The Haydock Arms was situated at 28-30 Haydock Street, just off  Higher Bridge Street.

The pub dated back to the 1860s when shopkeeper Peter Lyne took the familiar route of opening up his grocery store to the sale and consumption of beer.

Lyne was a former cotton spinner who moved his family from the town centre into the Little Bolton area on the other side of the River Croal. As Bolton expanded northwards in the middle of the eighteenth century streets such as Haydock Street, Bangor Street and Prince Street were developed to provide homes for workers in the numerous mills that had sprung up on that side of town.

Peter Lyne was at the Haydock Arms until 1871 when he went off to run a beerhouse in nearby Bangor Street, probably the Rainforth Hotel. He was succeeded by two fifty-year-old women, sisters-in-law Alice and Ellen Grundy who ran the premises for a few years before moving off to Halliwell Road.

By 1891 the Haydock had expanded into the property next door and was now 28 and 30 Haydock Street. It was taken over by John Halliwell and Son whose Alexandra Brewery was situated on Mount Street about half a mile away from Haydock Street. Halliwells had been around since the early 1870s and had completed their new brewery in 1885. A subsequent expansion by the company saw the purchase of a number of pubs, but Halliwell’s got into financial difficulty in 1910 and the brewery and its tied houses – including the Haydock Arms – were bought by Magee, Marshall and Co.

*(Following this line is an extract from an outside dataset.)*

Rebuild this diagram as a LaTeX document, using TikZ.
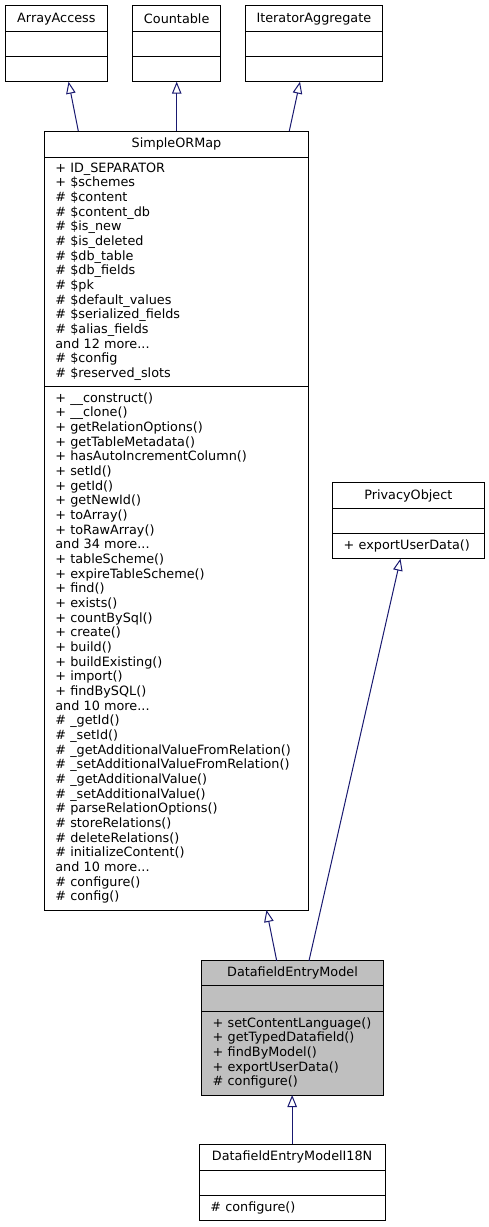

Magees shut the Haydock Arms in 1950. Having started in trading as a pub some years before its neighbour on Haydock Street, the Hearts Of Oak, it closed down earlier.

The property was demolished along with the rest of Haydock Street in the 1960s. Rainford House was built on the side of the street containing the Haydock Arms.

Haydock Street pictured in September 2014 (copyright Google Street View). Rainforth House – itself named after an eminent doctor and chemist John Rainforth who founded the chemical works in nearby School Hill in the nineteenth century – stands on the site of the Haydock Arms.